A organização Not More One Vet (“Nem mais um veterinário”) propõe quebrar o estigma da saúde mental entre os veterinários. Ela foi criada em 2014 após o suicídio de Sophia Yin, uma renomada veterinária americana. Impactada por sua morte repentina, a veterinária Nicole McArthur criou um grupo online para discutir “o bom, o ruim e o feio de ser veterinário”.
Os primeiros participantes foram estimulados a chamar mais profissionais da área, e, hoje, o grupo tem quase 31 mil inscritos no Facebook. Trata-se, diz a descrição do grupo, de um espaço seguro para veterinários discutirem sentimentos sobre o trabalho e a vida e para se apoiarem: “É um lugar onde você aprende que definitivamente não está sozinho”.
Gigi Tsontos, diretora executiva da organização, afirma que a Not More One Vet conta com 400 voluntários, alguns do Brasil. Há uma equipe contratada também. A organização oferece grupos de apoio e sessões individuais para veterinários, seminários online sobre saúde mental e parcerias com produções culturais, como o documentário The Cost of Caring. Lançado em agosto nos Estados Unidos e ainda não exibido no Brasil, o filme aborda o “chocante e devastador” aumento nas taxas de suicídio entre veterinários americanos.

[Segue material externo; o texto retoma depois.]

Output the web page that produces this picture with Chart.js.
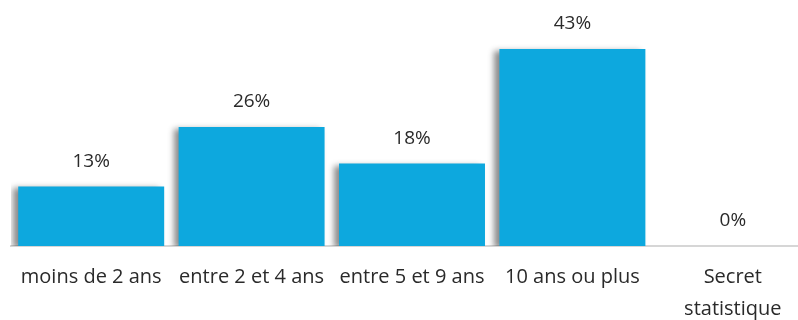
<!DOCTYPE html>
<html>
<head>
<meta charset="utf-8">
<script src="https://cdn.jsdelivr.net/npm/chart.js@4"></script>
<style>
  html, body { margin: 0; padding: 0; background: #fff; overflow: hidden; }
  #wrap { width: 813px; height: 320px; position: relative; }
</style>
</head>
<body>
<div id="wrap"><canvas id="anciennete"></canvas></div>
<script>
// Données
const categories = [
    'moins de 2 ans',
    'entre 2 et 4 ans',
    'entre 5 et 9 ans',
    '10 ans ou plus',
    ['Secret', 'statistique']
];
const pourcentages = [13, 26, 18, 43, 0];

const couleurBarre = '#0da8de';

// Ombre sous les barres
const ombrePlugin = {
    id: 'ombre',
    beforeDatasetsDraw(chart) {
        const ctx = chart.ctx;
        ctx.save();
        ctx.shadowColor = 'rgba(0, 0, 0, 0.45)';
        ctx.shadowBlur = 6;
        ctx.shadowOffsetX = -5;
        ctx.shadowOffsetY = 2;
    },
    afterDatasetsDraw(chart) {
        chart.ctx.restore();
    }
};

// Étiquettes de valeur au-dessus des barres
const etiquettesPlugin = {
    id: 'etiquettes',
    afterDatasetsDraw(chart) {
        const ctx = chart.ctx;
        const meta = chart.getDatasetMeta(0);
        ctx.save();
        ctx.font = '19px "Open Sans", sans-serif';
        ctx.fillStyle = '#2a2a2a';
        ctx.textAlign = 'center';
        ctx.textBaseline = 'middle';
        meta.data.forEach((bar, i) => {
            ctx.fillText(pourcentages[i] + '%', bar.x, bar.y - 25);
        });
        ctx.restore();
    }
};

new Chart(document.getElementById('anciennete'), {
    type: 'bar',
    data: {
        labels: categories,
        datasets: [{
            data: pourcentages,
            backgroundColor: couleurBarre,
            borderWidth: 0,
            barPercentage: 0.91,
            categoryPercentage: 1
        }]
    },
    options: {
        responsive: true,
        maintainAspectRatio: false,
        animation: false,
        layout: {
            padding: { left: 11, right: 0, top: 17, bottom: 0 }
        },
        plugins: {
            legend: { display: false },
            tooltip: { enabled: false }
        },
        scales: {
            y: {
                display: false,
                min: 0,
                max: 50
            },
            x: {
                grid: { display: false },
                border: { color: '#d6d6d6', width: 2 },
                afterFit(scale) {
                    scale.height = 74;
                },
                ticks: {
                    color: '#2a2a2a',
                    padding: 7,
                    maxRotation: 0,
                    autoSkip: false,
                    font: { family: '"Open Sans", sans-serif', size: 20, lineHeight: 1.6 }
                }
            }
        }
    },
    plugins: [ombrePlugin, etiquettesPlugin]
});
</script>
</body>
</html>
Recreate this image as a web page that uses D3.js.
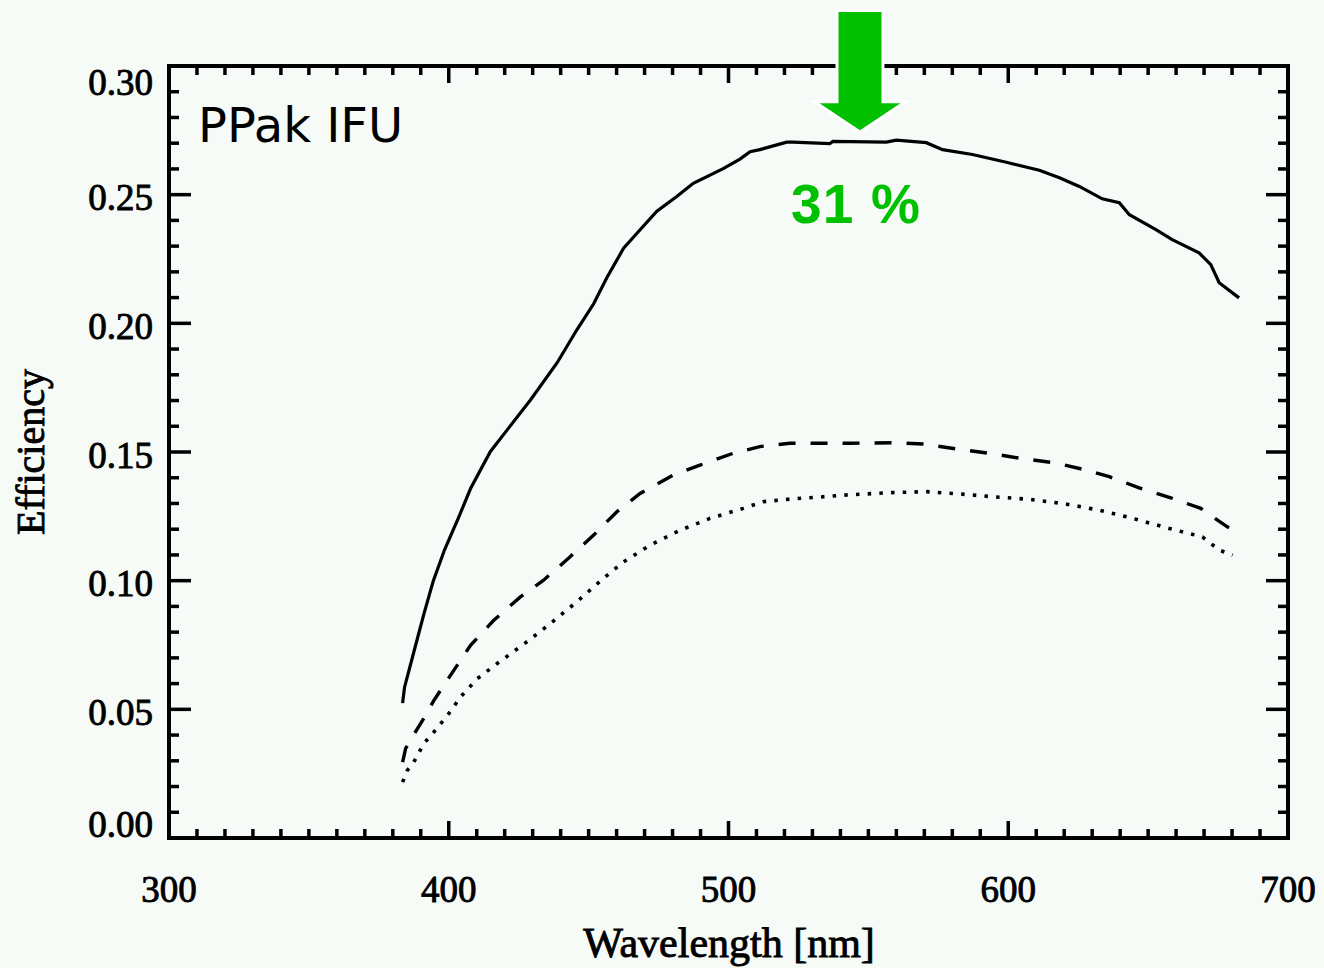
<!DOCTYPE html>
<html>
<head>
<meta charset="utf-8">
<script src="https://cdn.jsdelivr.net/npm/d3@7"></script>
<style>
  html, body { margin: 0; padding: 0; background: #f6fbf8; }
  svg { display: block; }
</style>
</head>
<body>
<div id="chart"></div>
<script>
'use strict';

// wavelength [nm] / efficiency
var solidNm = [383.5, 384.2, 387.4, 391.1, 394.5, 398.5, 403.5, 407.8, 414.9, 420.9, 429.2, 438.7, 445.8, 451.8, 456.5, 462.5, 467.2, 474.4, 481.5, 487.4, 498.1, 504.1, 507.7, 511.2, 520.8, 523.0, 536.2, 537.3, 556.4, 560.0, 570.7, 576.5, 587.2, 599.3, 611.1, 618.3, 625.4, 633.6, 639.7, 643.3, 652.8, 658.6, 668.2, 672.4, 675.4, 682.5];
var solidEff = [0.0524, 0.0586, 0.0718, 0.0870, 0.1000, 0.1120, 0.1245, 0.1358, 0.1502, 0.1586, 0.1702, 0.1846, 0.1975, 0.2076, 0.2177, 0.2292, 0.2349, 0.2436, 0.2493, 0.2544, 0.2601, 0.2638, 0.2667, 0.2675, 0.2704, 0.2704, 0.2698, 0.2707, 0.2704, 0.2712, 0.2702, 0.2675, 0.2656, 0.2626, 0.2595, 0.2566, 0.2532, 0.2484, 0.2469, 0.2422, 0.2364, 0.2325, 0.2274, 0.2228, 0.2158, 0.2099];

var dashNm = [383.5, 384.6, 388.1, 391.1, 394.7, 400.6, 407.8, 416.1, 425.6, 433.9, 443.4, 451.8, 460.1, 468.4, 480.3, 489.8, 501.7, 511.2, 521.9, 543.4, 559.4, 569.5, 581.4, 593.3, 604.6, 616.5, 627.8, 636.1, 646.8, 658.1, 668.8, 678.3, 681.4];
var dashEff = [0.0295, 0.0348, 0.0412, 0.0465, 0.0535, 0.0632, 0.0749, 0.0846, 0.0937, 0.1002, 0.1093, 0.1177, 0.1268, 0.1339, 0.1411, 0.1449, 0.1495, 0.1521, 0.1534, 0.1534, 0.1536, 0.1531, 0.1512, 0.1495, 0.1475, 0.1458, 0.1430, 0.1404, 0.1361, 0.1322, 0.1281, 0.1209, 0.1193];

var dotNm = [383.5, 385.2, 387.5, 391.1, 394.7, 400.0, 404.2, 410.2, 417.3, 426.8, 436.3, 445.8, 455.3, 462.5, 472.0, 482.7, 493.4, 505.3, 512.4, 521.9, 533.8, 542.2, 557.6, 570.7, 582.6, 594.5, 607.6, 619.5, 632.6, 644.5, 657.5, 669.4, 675.4, 680.2];
var dotEff = [0.0217, 0.0263, 0.0295, 0.0367, 0.0412, 0.0483, 0.0548, 0.0619, 0.0678, 0.0753, 0.0833, 0.0918, 0.1009, 0.1073, 0.1138, 0.1196, 0.1242, 0.1281, 0.1307, 0.1317, 0.1326, 0.1333, 0.1342, 0.1346, 0.1337, 0.1326, 0.1316, 0.1300, 0.1274, 0.1242, 0.1203, 0.1170, 0.1119, 0.1099];

var xTicks = [300, 400, 500, 600, 700];
var yTicks = [0.00, 0.05, 0.10, 0.15, 0.20, 0.25, 0.30];
var peakNm = 547;
var peakEff = 0.275;
var peakLabel = '31 %';
var panelLabel = 'PPak IFU';

var W = 1324, H = 968;
var plotLeft = 169, plotRight = 1288, plotTop = 66, plotBottom = 838;

var svg = d3.select('#chart').append('svg')
  .attr('width', W)
  .attr('height', H);

svg.append('rect')
  .attr('width', W)
  .attr('height', H)
  .attr('fill', '#f6fbf8');

var x = d3.scaleLinear().domain([300, 700]).range([plotLeft, plotRight]);
var y = d3.scaleLinear().domain([0, 0.30]).range([plotBottom, plotTop]);

// ticks on all four sides
var xMinor = d3.range(300, 701, 10);
var yMinor = d3.range(0, 0.3001, 0.01);

function isMajorX(v) { return Math.abs(v % 100) < 1e-6; }
function isMajorY(v) { return Math.round(v * 100) % 5 === 0; }

var ticks = svg.append('g')
  .attr('stroke', '#000')
  .attr('stroke-width', 3.5);

xMinor.forEach(function(v) {
  var len = isMajorX(v) ? 17 : 9;
  ticks.append('line').attr('x1', x(v)).attr('x2', x(v)).attr('y1', plotBottom).attr('y2', plotBottom - len);
  ticks.append('line').attr('x1', x(v)).attr('x2', x(v)).attr('y1', plotTop).attr('y2', plotTop + len);
});

yMinor.forEach(function(v) {
  var len = isMajorY(v) ? 22 : 10;
  ticks.append('line').attr('y1', y(v)).attr('y2', y(v)).attr('x1', plotLeft).attr('x2', plotLeft + len);
  ticks.append('line').attr('y1', y(v)).attr('y2', y(v)).attr('x1', plotRight).attr('x2', plotRight - len);
});

svg.append('rect')
  .attr('x', plotLeft)
  .attr('y', plotTop)
  .attr('width', plotRight - plotLeft)
  .attr('height', plotBottom - plotTop)
  .attr('fill', 'none')
  .attr('stroke', '#000')
  .attr('stroke-width', 4);

// tick labels
var serif = '"Liberation Serif", "Times New Roman", serif';

svg.append('g').selectAll('text')
  .data(xTicks)
  .enter()
  .append('text')
  .attr('x', function(d) { return x(d); })
  .attr('y', 902)
  .attr('text-anchor', 'middle')
  .attr('font-family', serif)
  .attr('font-size', 37)
  .attr('fill', '#000')
  .attr('stroke', '#000')
  .attr('stroke-width', 0.9)
  .text(function(d) { return d; });

svg.append('g').selectAll('text')
  .data(yTicks)
  .enter()
  .append('text')
  .attr('x', 153)
  .attr('y', function(d) {
    var c = Math.max(plotTop + 16.5, Math.min(plotBottom - 14, y(d) + 3));
    return c + 12.5;
  })
  .attr('text-anchor', 'end')
  .attr('font-family', serif)
  .attr('font-size', 37)
  .attr('fill', '#000')
  .attr('stroke', '#000')
  .attr('stroke-width', 0.9)
  .text(function(d) { return d.toFixed(2); });

svg.append('text')
  .attr('x', 729)
  .attr('y', 957)
  .attr('text-anchor', 'middle')
  .attr('font-family', serif)
  .attr('font-size', 42)
  .attr('stroke', '#000')
  .attr('stroke-width', 0.9)
  .text('Wavelength [nm]');

svg.append('text')
  .attr('transform', 'translate(44,452) rotate(-90)')
  .attr('text-anchor', 'middle')
  .attr('font-family', serif)
  .attr('font-size', 40)
  .attr('stroke', '#000')
  .attr('stroke-width', 0.9)
  .text('Efficiency');

// curves
var line = d3.line()
  .x(function(d) { return x(d[0]); })
  .y(function(d) { return y(d[1]); });

var curves = [
  { nm: solidNm, eff: solidEff, dash: null, w: 3.2 },
  { nm: dashNm, eff: dashEff, dash: '17,15', w: 3.4 },
  { nm: dotNm, eff: dotEff, dash: '3.5,8.2', w: 3.6 }
];

curves.forEach(function(c) {
  var pts = c.nm.map(function(v, i) { return [v, c.eff[i]]; });
  svg.append('path')
    .datum(pts)
    .attr('d', line)
    .attr('fill', 'none')
    .attr('stroke', '#000')
    .attr('stroke-width', c.w)
    .attr('stroke-dasharray', c.dash);
});

// panel label
svg.append('text')
  .attr('x', 198)
  .attr('y', 142)
  .attr('font-family', '"DejaVu Sans", sans-serif')
  .attr('font-size', 48)
  .attr('fill', '#000')
  .text(panelLabel);

// green arrow pointing at the peak
var ax = x(peakNm), ay = y(peakEff);
var arrow = [
  [ax - 21.5, 12], [ax + 21.5, 12], [ax + 21.5, ay - 27],
  [ax + 40.5, ay - 27], [ax, ay], [ax - 40.5, ay - 27], [ax - 21.5, ay - 27]
];
svg.append('polygon')
  .attr('points', arrow.map(function(p) { return p.join(','); }).join(' '))
  .attr('fill', '#00c000')
  .attr('stroke', '#ffffff')
  .attr('stroke-width', 6)
  .attr('stroke-linejoin', 'miter')
  .style('paint-order', 'stroke');

svg.append('text')
  .attr('x', 791)
  .attr('y', 223)
  .attr('textLength', 129)
  .attr('lengthAdjust', 'spacing')
  .attr('font-family', '"Liberation Sans", Arial, sans-serif')
  .attr('font-weight', 'bold')
  .attr('font-size', 55)
  .attr('fill', '#00c000')
  .text(peakLabel);
</script>
</body>
</html>
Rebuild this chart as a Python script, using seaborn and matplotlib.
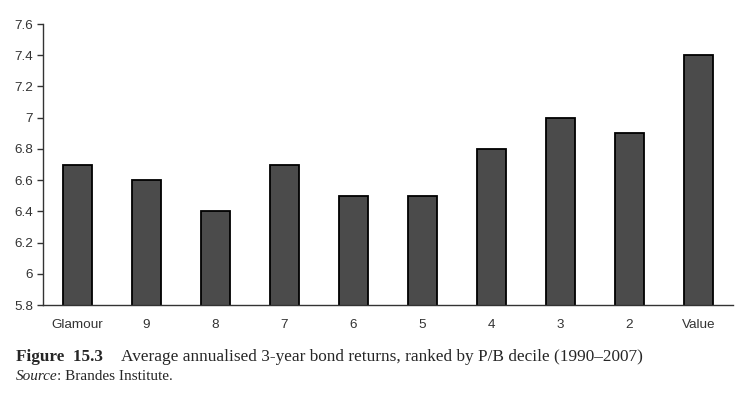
import matplotlib
matplotlib.use("Agg")
import matplotlib.pyplot as plt
import numpy as np
import pandas as pd
import seaborn as sns

# ---------------- data ----------------
deciles = ["Glamour", "9", "8", "7", "6", "5", "4", "3", "2", "Value"]
returns = [6.7, 6.6, 6.4, 6.7, 6.5, 6.5, 6.8, 7.0, 6.9, 7.4]
y_ticks = [5.8, 6.0, 6.2, 6.4, 6.6, 6.8, 7.0, 7.2, 7.4, 7.6]
y_tick_labels = ["5.8", "6", "6.2", "6.4", "6.6", "6.8", "7", "7.2", "7.4", "7.6"]

df = pd.DataFrame({"decile": deciles, "ret": returns})

sns.set_style("white")
plt.rcParams["font.family"] = ["Liberation Sans", "DejaVu Sans"]

fig = plt.figure(figsize=(7.52, 3.97), dpi=100)
ax = fig.add_axes([0.0572, 0.2317, 0.9175, 0.7078])

sns.barplot(x="decile", y="ret", data=df, color="#4b4b4b", edgecolor="black",
            linewidth=1.3, width=0.42, saturation=1, ax=ax)

ax.set_ylim(5.8, 7.6)
ax.set_xlim(-0.5, len(deciles) - 0.5)
ax.set_yticks(y_ticks)
ax.set_yticklabels(y_tick_labels, fontsize=9.7, color="#333333")
ax.set_xticks(range(len(deciles)))
ax.set_xticklabels(deciles, fontsize=9.7, color="#333333")
ax.set_xticks(np.arange(-0.5, len(deciles)), minor=True)
ax.tick_params(axis="x", which="major", length=0, pad=10)
ax.tick_params(axis="x", which="minor", length=4, width=1, color="#333333", direction="out")
ax.tick_params(axis="y", length=4, width=1, color="#333333", direction="out", pad=3)
ax.tick_params(bottom=True, left=True)
ax.set_xlabel("")
ax.set_ylabel("")
sns.despine(ax=ax)
for s in ["left", "bottom"]:
    ax.spines[s].set_color("#333333")
    ax.spines[s].set_linewidth(1)

# caption
fig.text(0.021, 1 - 357 / 397, "Figure  15.3", fontsize=12.3, fontweight="bold",
         family="Liberation Serif", va="center", ha="left")
fig.text(0.161, 1 - 357 / 397,
         "Average annualised 3-year bond returns, ranked by P/B decile (1990\u20132007)",
         fontsize=12.4, family="Liberation Serif", va="center", ha="left")
src = fig.text(0.021, 1 - 376 / 397, "Source", fontsize=11, style="italic",
               family="Liberation Serif", va="center", ha="left")
fig.canvas.draw()
bb = src.get_window_extent()
fig.text(bb.x1 / fig.bbox.width, 1 - 376 / 397, ": Brandes Institute.", fontsize=11,
         family="Liberation Serif", va="center", ha="left")

plt.savefig("out.png", dpi=100)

Fonte: BBC Brasil, adaptado pela Equipe Cães e Gatos.
FAQ
Quais os principais fatores que afetam o psicológico dos veterinários?
A remuneração defasada, a pressão por venda de produtos, grande quantidade de horas trabalhadas e a realização da eutanásia são alguns dos fatores que mais afetam o psicológico dos profissionais.
Qual o perfil dos profissionais mais afetados pelo estresse no trabalho?
Um pesquisa constatou que os profissionais com maiores taxas de síndrome de burnout, fadiga por compaixão e ideação suicida são mulheres, jovens e sem especialização.
Como os profissionais podem aliviar a pressão psicológica do trabalho?
Buscar grupos de apoio e sessões individuais com psicólogos e seminários online sobre saúde mental são algumas das opções para lutar contra o estresse causado pela profissão.